The solutions to a nonhomogeneous equation are of the form

"y(x) = y_c(x) + y_p(x)" ,

where "y_c" is the general solution to the associated homogeneous equation and "y_p" is a particular solution.

The associated homogeneous equation:

"y'''+y=0"

The general solution of this equation is determined by the roots of the characteristic equation:

"\\lambda^3+1=0"

"(\\lambda+1)(\\lambda^2-\\lambda+1)=0"

"\\lambda_1=-1"

"(\\lambda^2-\\lambda+1)=0"

"D=b^2-4ac=1-4=-3"

"\\lambda_{2,3}=\\frac{1\\pm i\\sqrt 3}{2}" , where "i=\\sqrt{-1}" .

"y_c(x)=c_1e^{-x}+e^{\\frac x2}(c_2\\cos{\\frac{\\sqrt3}{2}x}+c_3\\sin{\\frac{\\sqrt3}{2}x})" .

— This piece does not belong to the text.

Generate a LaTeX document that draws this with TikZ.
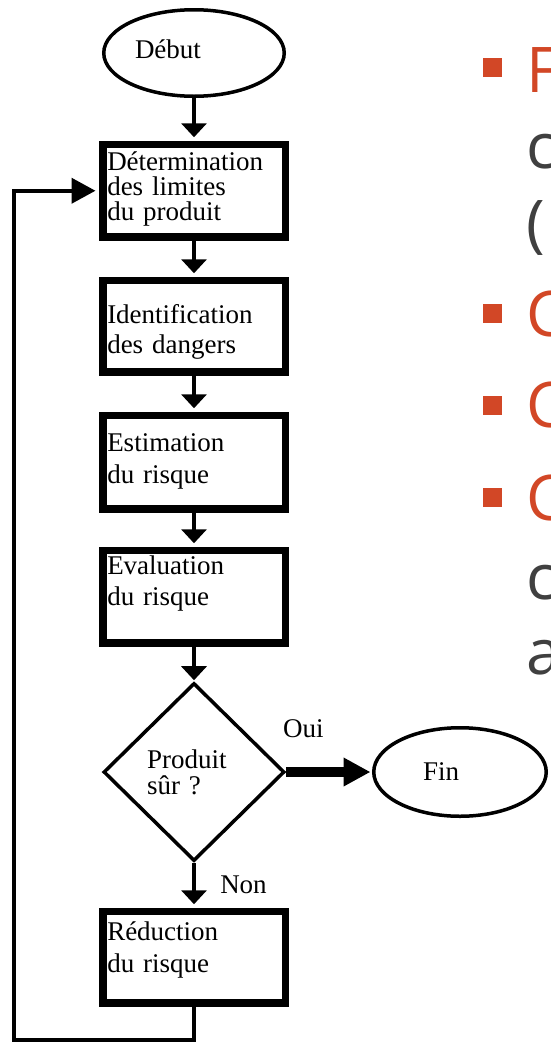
\documentclass[tikz,border=0pt]{standalone}
\usepackage{fontspec}
\setmainfont{Liberation Serif}
\newfontfamily\slidefont{Open Sans}
\usetikzlibrary{shapes.geometric,arrows.meta}
\definecolor{slidered}{RGB}{210,71,38}
\definecolor{slidegrey}{RGB}{64,64,64}
\begin{document}
\begin{tikzpicture}[x=1pt,y=-1pt,font=\fontsize{27}{27}\selectfont,
    box/.style={draw,line width=7.5pt,anchor=north,text width=173.5pt,align=left,inner xsep=4.5pt,inner ysep=0pt},
    term/.style={draw,ellipse,line width=3.5pt,align=left,inner sep=0pt},
    test/.style={draw,diamond,line width=3.5pt,minimum width=181pt,minimum height=178pt,inner sep=0pt,text width=94pt,align=left},
    arr/.style={line width=4.5pt,-{Triangle[length=14pt,width=25pt]},shorten >=3.5pt},
    lbl/.style={inner sep=0pt},
    puce/.style={fill=slidered,minimum size=19pt,inner sep=0pt},
    ligne/.style={anchor=base west,inner sep=0pt,font=\slidefont\fontsize{63}{63}\selectfont}]
    \useasboundingbox (0,0) rectangle (550,1042);
    \node[term,minimum width=180.5pt,minimum height=86.5pt,text width=118pt,text depth=8pt] (debut) at (194,53) {Début};
    \node[box,text height=26.25pt,text depth=66.25pt,font=\fontsize{27}{25}\selectfont] (det) at (194,140.75) {Détermination\\des limites\\du produit};
    \node[box,text height=43.25pt,text depth=48.25pt,font=\fontsize{27}{30}\selectfont] (ident) at (194,276.75) {Identification\\des dangers};
    \node[box,text height=36.25pt,text depth=57.25pt,font=\fontsize{27}{32}\selectfont] (estim) at (194,411.75) {Estimation\\du risque};
    \node[box,text height=24.25pt,text depth=68.25pt,font=\fontsize{27}{31}\selectfont] (evalu) at (194,546.75) {Evaluation\\du risque};
    \node[test,font=\fontsize{27}{26}\selectfont] (sur) at (194,772) {Produit\\sûr ?};
    \node[term,minimum width=172.5pt,minimum height=88.5pt,text width=74pt] (fin) at (460,772) {Fin};
    \node[box,text height=29.25pt,text depth=62.25pt,font=\fontsize{27}{32}\selectfont] (reduc) at (194,907.75) {Réduction\\du risque};
    \coordinate (retour) at (14,1040);

    \draw[arr] (debut) -- (det);
    \draw[arr] (det) -- (ident);
    \draw[arr] (ident) -- (estim);
    \draw[arr] (estim) -- (evalu);
    \draw[arr,shorten >=1pt] (evalu) -- (sur);
    \draw[arr] (sur) -- node[lbl,right=24pt] {Non} (reduc);
    \draw[line width=10pt,-{Triangle[length=27pt,width=27pt]},shorten >=1.5pt] (sur) -- node[lbl,pos=0.2,above=29pt] {Oui} (fin);
    \draw[line width=4pt,-{Triangle[length=24pt,width=25pt]},shorten >=3.5pt] (reduc) |- (retour) |- (det);

    \begin{scope}
        \clip (0,0) rectangle (550,1042);
        \foreach \y [count=\i] in {67.5,313.5,405.5,497.5}
            \node[puce] (p\i) at (492.5,\y) {};
        \foreach \y/\t/\c [count=\i] in {92/F/slidered,168/c/slidegrey,245/(/slidegrey,336/C/slidered,427/C/slidered,520/C/slidered,599/c/slidegrey,674/a/slidegrey}
            \node[ligne,text=\c] (l\i) at (526,\y) {\t};
    \end{scope}
\end{tikzpicture}
\end{document}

The particular solution of the differential equation:

"y_p(x)=A+xBe^{-x}+Ce^{2x}"

"y_p'=Be^{-x}-xBe^{-x}+2Ce^{2x}"

"y_p''=-2Be^{-x}+xBe^{-x}+4Ce^{2x}"

"y_p'''=3Be^{-x}-xBe^{-x}+8Ce^{2x}"

Now put these into the original differential equation to get:

"3Be^{-x}-xBe^{-x}+8Ce^{2x}+A+xBe^{-x}+Ce^{2x}=""3+e^{-x}+5e^{2x}"

Equating coefficients, we get

"A=3";   "B=\\frac13"; "C=\\frac59".

"y_p(x)=3+\\frac x3e^{-x}+\\frac59e^{2x}"

Answer: "y=c_1e^{-x}+e^{\\frac x2}(c_2\\cos{\\frac{\\sqrt3}{2}x}+c_3\\sin{\\frac{\\sqrt3}{2}x})+""3+\\frac x3e^{-x}+\\frac59e^{2x}" .